El tsunami ha sumergido a algunos menores en la oscuridad de un recuerdo que tardará mucho tiempo en borrarse. Aunque, por suerte, la mayoría de los niños de este refugio parece ajena a la tragedia y vive en su mundo de juegos, cosquillas y peleas por un chupachups o una gominola.
Mai no suelta la manga de la chaqueta de Arisa mientras le cuenta cuáles son los platos típicos de la zona. “¡Eh! ¿No se come en Tokio? Es un plato de arroz con mariscos… y también hay muchas fresas y manzanas. Hay invernaderos de fresas. Y hay una calle que se llama la Avenida de las Fresas. ¿Te gustan las fresas?”, continúa explicando la niña con desparpajo.
El bullicio y las risas de los niños han hecho que poco a poco se vayan acercando los voluntarios del refugio y algunos evacuados hasta el rincón donde se realiza la actividad. Afuera ha parado de llover. Un niño aprovecha un descuido para abrir nuestra bolsa y sacar unas raquetas de bádminton. “¡Vente, vamos a jugar afuera!”, me dice.
¡Uno! ¡Dos! ¡Tres!
Las niñas son más organizadas, así que cuando Satoshi y yo nos ponemos por fin de acuerdo sobre el lugar más indicado para jugar al bádminton, Arisa y su grupo ya están saltando la cuerda entre gritos de júbilo. “¡A ver si llegamos a treinta! Uno, dos, tres, cuatro…”
Arisa Terada estudió periodismo en Buenos Aires y Bogotá. Regresó hace dos años a Japón y ahora está terminando un estudio sobre el embarazo precoz entre las adolescentes bogotanas. Su interés por los niños data de sus inicios en la universidad y actualmente colabora en una ONG de protección infantil. Por eso cuando le propuse que me acompañara a visitar unos refugios para conocer de cerca la situación de los niños no lo dudó un instante y enseguida se puso a concertar una cita. Al verla jugar con las niñas cualquiera diría que es una más de la pandilla si no fuera por el brazalete de voluntario que tenemos que llevar mientras estamos en el refugio. “Veintiocho, veintinueve y… ¡treinta!”

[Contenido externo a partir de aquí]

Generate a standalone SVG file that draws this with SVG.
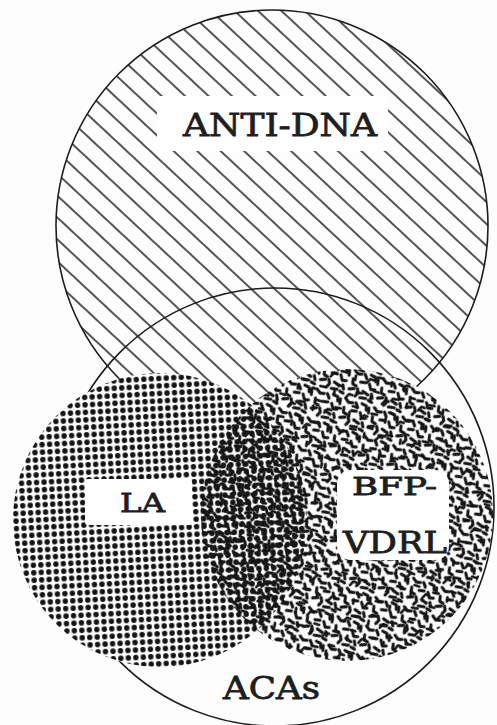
<svg xmlns="http://www.w3.org/2000/svg" width="497" height="725" viewBox="0 0 497 725">
  <style>
    .outline { fill: none; stroke: #1c1c1c; stroke-width: 1.6; }
    .lbl { font-family: "DejaVu Serif", "Liberation Serif", serif; font-weight: normal; fill: #1e1e1e; stroke: #1e1e1e; stroke-width: 0.8; text-anchor: middle; }
    .box { fill: #ffffff; }
    .worm { fill: none; stroke: #151515; stroke-width: 3; stroke-linecap: round; stroke-linejoin: round; }
  </style>
  <defs>
    <pattern id="hatch" patternUnits="userSpaceOnUse" width="16" height="16" patternTransform="rotate(43)">
      <line x1="-1" y1="8" x2="17" y2="8" stroke="#1c1c1c" stroke-width="1.5"/>
    </pattern>
    <pattern id="dots" patternUnits="userSpaceOnUse" width="7.5" height="7.5" patternTransform="rotate(-3)">
      <circle cx="3.75" cy="3.75" r="2.7" fill="#141414"/>
    </pattern>
    <pattern id="wormsA" patternUnits="userSpaceOnUse" width="30" height="30" patternTransform="rotate(18)">
      <g class="worm">
        <path d="M2 2 l4 3 l4 -1"/>
        <path d="M13 3 l3 4"/>
        <path d="M19 2 l5 1 l1 4"/>
        <path d="M27 4 l1 5"/>
        <path d="M3 11 l1 5 l4 1"/>
        <path d="M11 12 l5 -1"/>
        <path d="M20 11 l3 5 l4 -1"/>
        <path d="M2 22 l5 -2"/>
        <path d="M10 19 l2 4 l-2 4"/>
        <path d="M16 20 l6 2"/>
        <path d="M25 20 l2 4"/>
        <path d="M15 27 l6 -1"/>
        <path d="M24 27 l4 1"/>
      </g>
    </pattern>
    <pattern id="wormsB" patternUnits="userSpaceOnUse" width="26" height="26" patternTransform="rotate(-35)">
      <g class="worm" style="stroke-width:2.6">
        <path d="M3 4 l5 -1 l2 3"/>
        <path d="M15 6 l4 4"/>
        <path d="M4 15 l3 4"/>
        <path d="M21 21 l3 -3"/>
      </g>
    </pattern>
  </defs>

  <rect x="0" y="0" width="497" height="725" fill="#fdfdfd"/>

  <g id="anti-dna">
    <circle cx="272" cy="226" r="216" fill="url(#hatch)"/>
    <circle class="outline" cx="272" cy="226" r="216"/>
  </g>

  <g id="acas">
    <circle class="outline" cx="275" cy="507" r="219"/>
  </g>

  <g id="la-bfp-bases">
    <circle cx="160" cy="520" r="147" fill="#fdfdfd"/>
    <circle cx="347" cy="515" r="146" fill="#fdfdfd"/>
  </g>

  <g id="la">
    <circle cx="160" cy="520" r="147" fill="url(#dots)"/>
  </g>

  <g id="bfp-vdrl">
    <circle cx="347" cy="515" r="146" fill="url(#wormsA)"/>
    <circle cx="347" cy="515" r="146" fill="url(#wormsB)"/>
  </g>

  <g id="labels">
    <rect class="box" x="157" y="96" width="231" height="55" rx="4"/>
    <text class="lbl" x="280" y="136" font-size="31" textLength="194" lengthAdjust="spacingAndGlyphs">ANTI-DNA</text>

    <rect class="box" x="85" y="479" width="107" height="46" rx="3"/>
    <text class="lbl" x="142.5" y="512" font-size="26" textLength="45" lengthAdjust="spacingAndGlyphs">LA</text>

    <rect class="box" x="337" y="470" width="112" height="90" rx="14"/>
    <text class="lbl" x="394.5" y="495" font-size="25" textLength="85" lengthAdjust="spacingAndGlyphs">BFP-</text>
    <text class="lbl" x="395" y="553" font-size="30" textLength="104" lengthAdjust="spacingAndGlyphs">VDRL</text>

    <text class="lbl" x="271.5" y="699" font-size="31" textLength="97" lengthAdjust="spacingAndGlyphs">ACAs</text>
  </g>
</svg>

El cielo empieza oscurecerse y va bajando la temperatura. A las cinco tenemos que regresar al centro de coordinación de voluntarios, pero todavía hay tiempo para una diversión más. La actividad se ha trasladado a un salón del nuevo edificio de la escuela convertida en refugio. Yasushi Nakajima, más conocido como “el rey de los aviones de papel”, ha empezado a desplegar finas hojas de colores con las que cada niño construirá su propio aeroplano. “Entonces doblas la otra mitad y ya está; el secreto ahora es doblar las alas un poco hacia arriba para que el avión vuele en línea recta”, termina su explicación satisfecho de que su viaje de cinco horas en coche desde Tokio haya valido la pena.
Antes de despedirnos encontramos a una chica cabizbaja sentada en una escalera junto a su primo. Al verlos separados del grupo, ella leyendo un manga y él jugando con su teléfono móvil, me pregunto por qué no quieren jugar con los demás. Entonces me acerco temeroso de interrumpirlos pero deseoso de saber qué están pensando. No se me ocurre cómo iniciar la conversación, así que le pregunto a la chica qué es lo que tiene colgado en el cuello. Parece un collar magnético de los que llevan muchos deportistas. “Es de mi novio que juega al voleibol”, dice con una media sonrisa y vuelve a refugiarse en la lectura.
La chica nos cuenta que su novio vive lejos de la costa por lo que su casa no ha sufrido ningún daño: “Viene a verme de vez en cuando, pero estoy deseando que empiece el colegio para que podamos estar más tiempo juntos”. El collar suple la ausencia y para ella es una prueba de que, a pesar de la tragedia, la vida sigue guardando cosas bellas.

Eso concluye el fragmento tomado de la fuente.